Category Archives: Pro Wrestling

Where I discuss professional wrestling, such as the WWE.

Professional Wrestling is a Martial Art

I’m posting this here so when it becomes commonplace to regard pro wrestling as a martial art, and we can all agree that I came up with the idea.

So, listen.  Pro wrestling is a martial art.  It is a non-competitive, performative martial art.  Like aikido.

You ever heard of an aikido tournament?  They don’t have those.  They do have demonstrations, though, which are non-competitive and performative.

Heck, there’s a long history of non-competitive, performative martial arts.  Take, say, what Jackie Chan does.  He’s a martial artist, and his style is rooted in the martial arts taught to opera performers, which is to say, performative and non-competitive.

Additionally, most people study martial arts in non-competitive, performative ways.  Sets of moves that you practice alone, except for when performing for your advancement committee?  Performative, non-competitive.  Or do you imagine that hitting a bag isn’t non-competitive and performative?

(And as an interesting aside, professional wrestlers do better in competitive martial arts than most non-competitive martial artists.  Not a lot of aikido guys do well in MMA, but a whole lot of pro wrestlers do!  Hell, part of how MMA was formed is pro wrestlers in Japan wondering who would “really win” in a competition.  The promotion was called Pancrase.  You can check it out.)

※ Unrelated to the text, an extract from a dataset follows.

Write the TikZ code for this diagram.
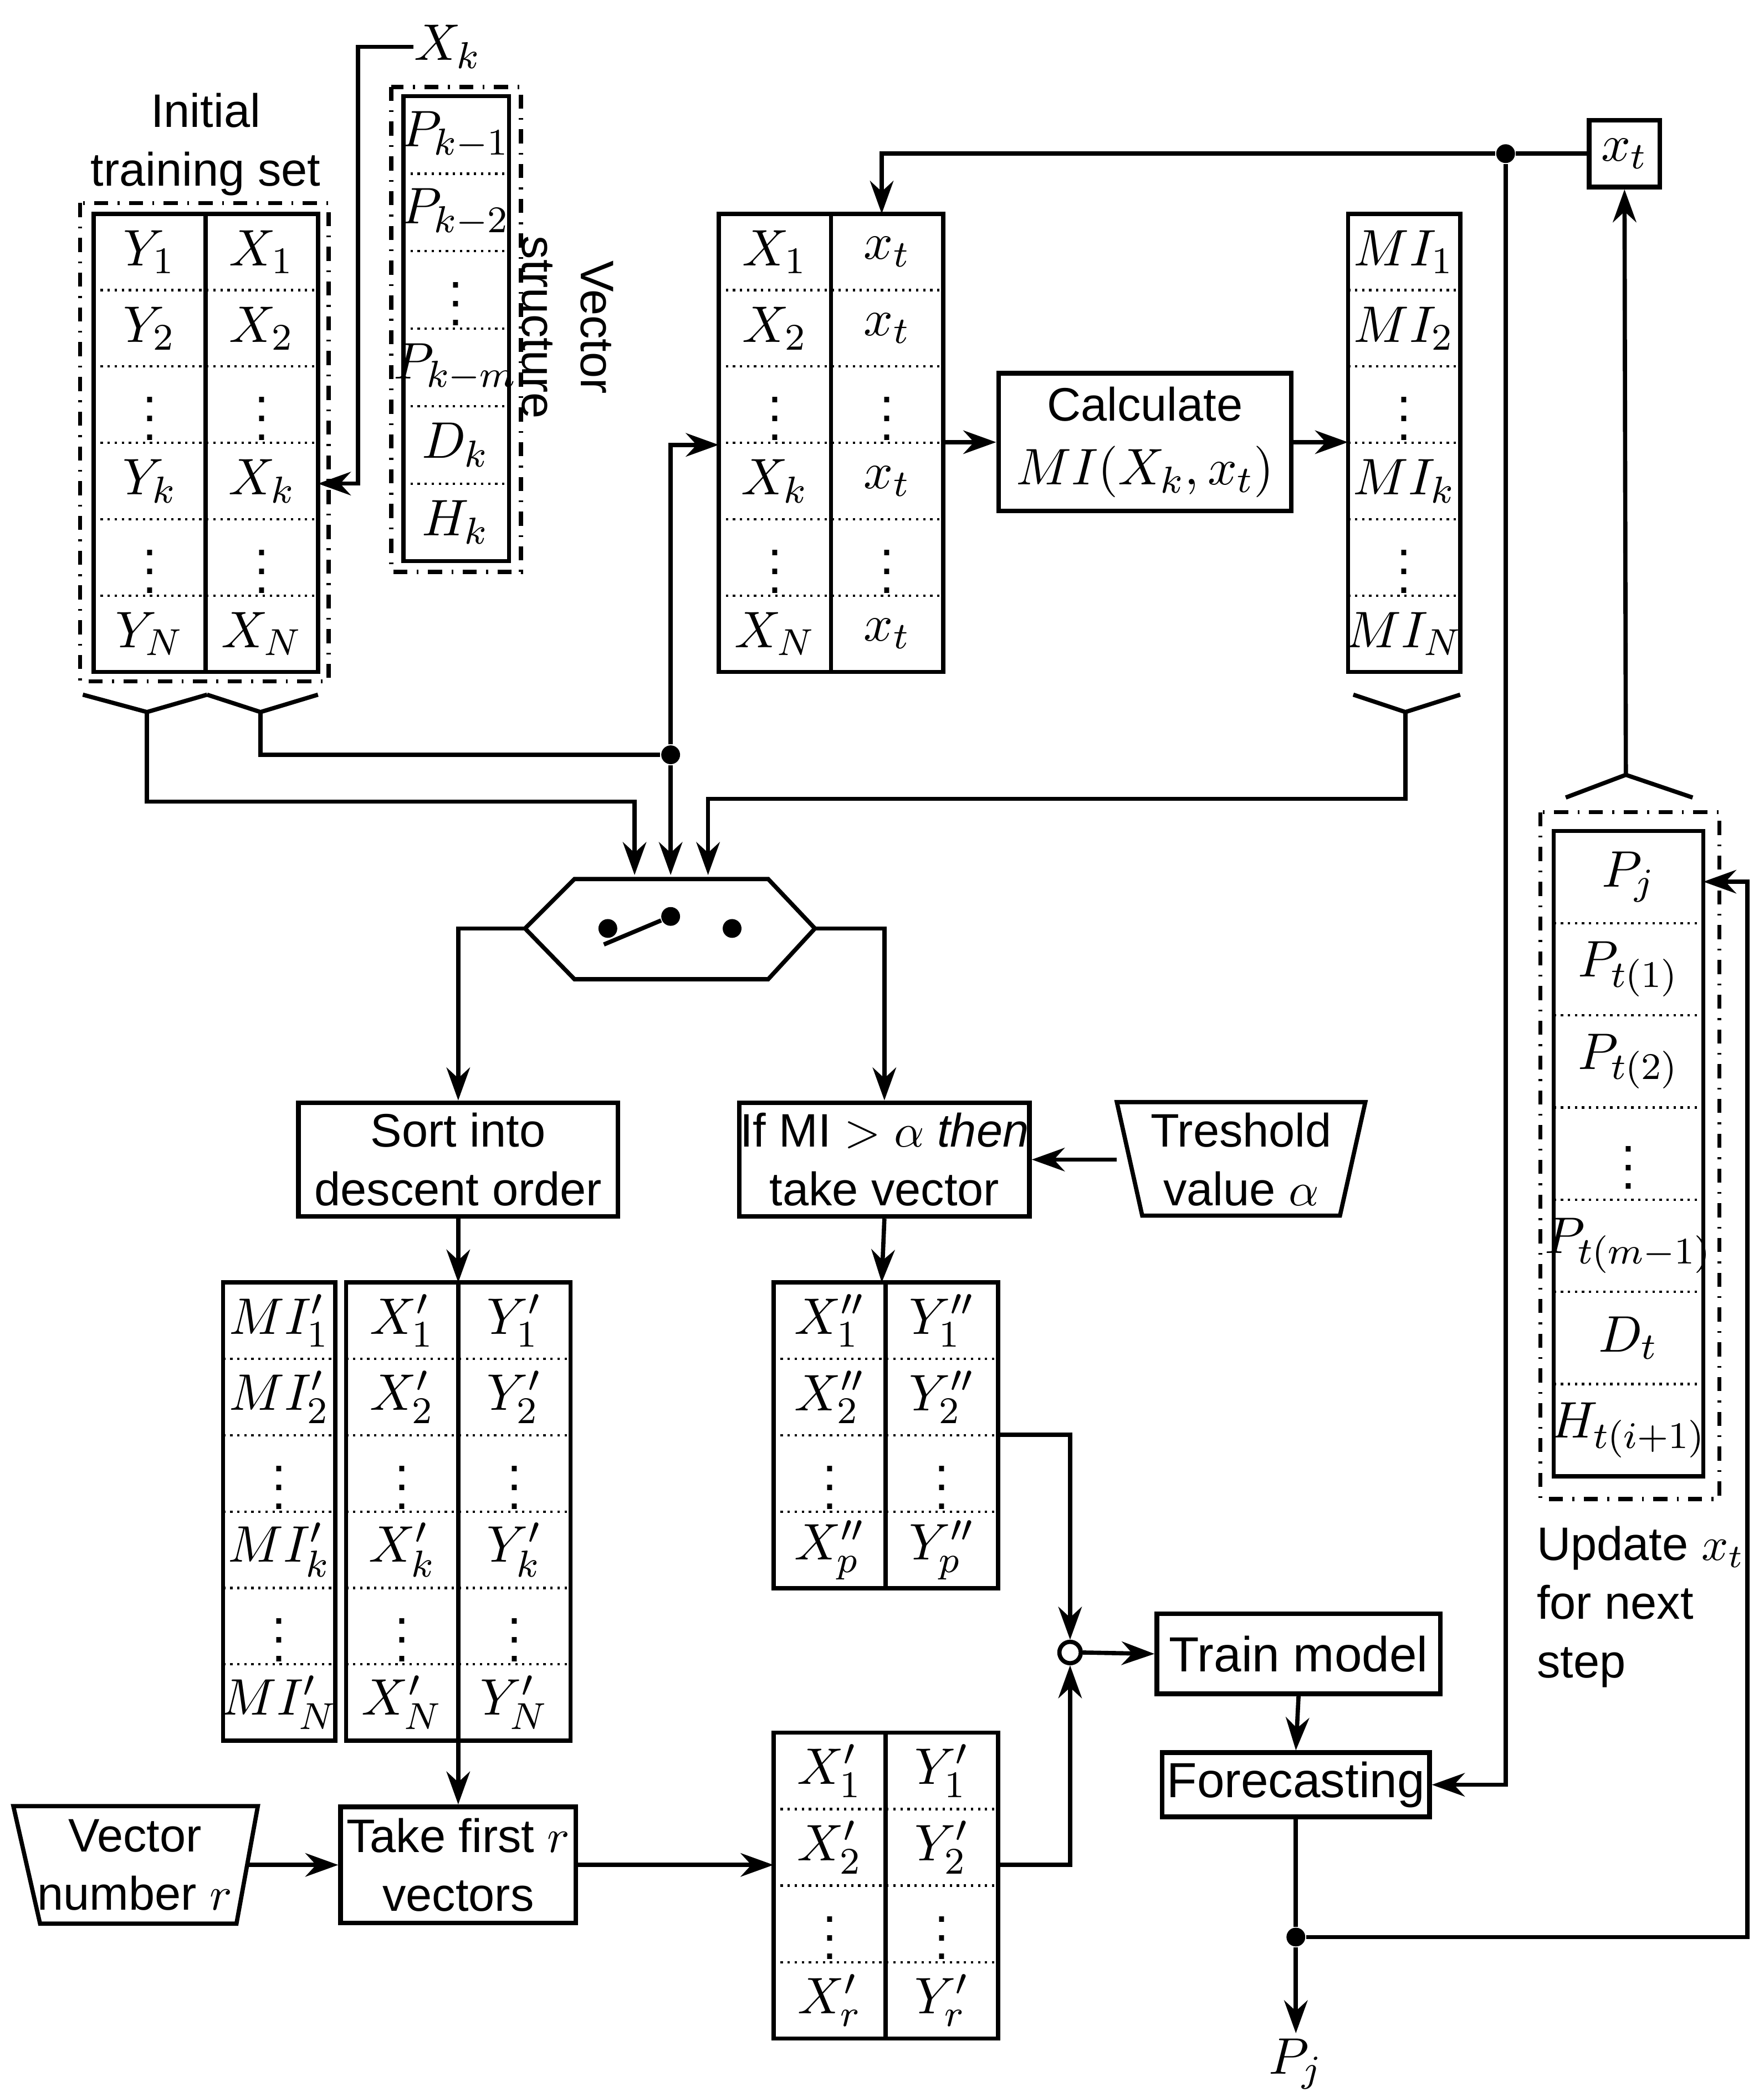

Just sayin’ that professional wrestling is a martial art.  For realsies!

Don’t Stop Believing iPPV from Rockstar Pro Wrestling!

My wife and I just came back from the Rockstar Pro wrestling iPPV event “Don’t Stop Believing.” This is my thoughts on the show.

I can’t make it a proper review because this is only the second Rockstar Pro event I’ve been to. Which means that the storylines are still opaque to me. I’m not even 100% sure who’s a regular to the promotion and who they brought in for their monthly PPV. Noob I am.

The big picture: my wife and I enjoyed the wrestling. Also, seeing something live means you’re seeing it differently. We were in the front row, too, so we got a bunch of it up close and personal. At one point, I was asked to hand a wrestler a chair. I, of course, did, because why wouldn’t I?

Additionally, it wasn’t an arena filled with ten thousand people. There is an intimacy involved in small venues, as anyone who listens to live music knows. You are there. With them. With bigger shows, you’re not even a face in the crowd – you’re a smear and a susurration.  You are anonymous and faceless.  Not so here.

I say this because good wrestling up close is far, far better than highly-produced wrestling seen at a distance. That must be mentioned. I found in a small wrestling venue that the immediate impact on all my senses was more intense than I imagined it would be. The sharp harmonics when someone was slammed on the mat, the crack of chest slaps, the meaty thud when two bodies collided. The spray of sweat, wrestlers spitting blood. Sure, there was no jumbotron, no pyrotechnics, but I’m well past the point of being dazzled by gunpowder and “bigness.”

Seriously, if you like wrestling, go see a show in a small venue.

Perhaps later on, when I have a better handle on the characters and storylines, I’ll go into more detail about the events.  Right now, I do not think I would do them justice.  I would certainly like to thank Rockstar Pro and all the wrestlers for putting on a fine performance. It’s a hard, painful, dangerous profession. These men and women put their bodies on the line to give us joy and I respect the hell out of that.

Also, whenever Fulton comes out, for crying out loud, let’s start changing “blood and souls.” Respect the Star of Chaos!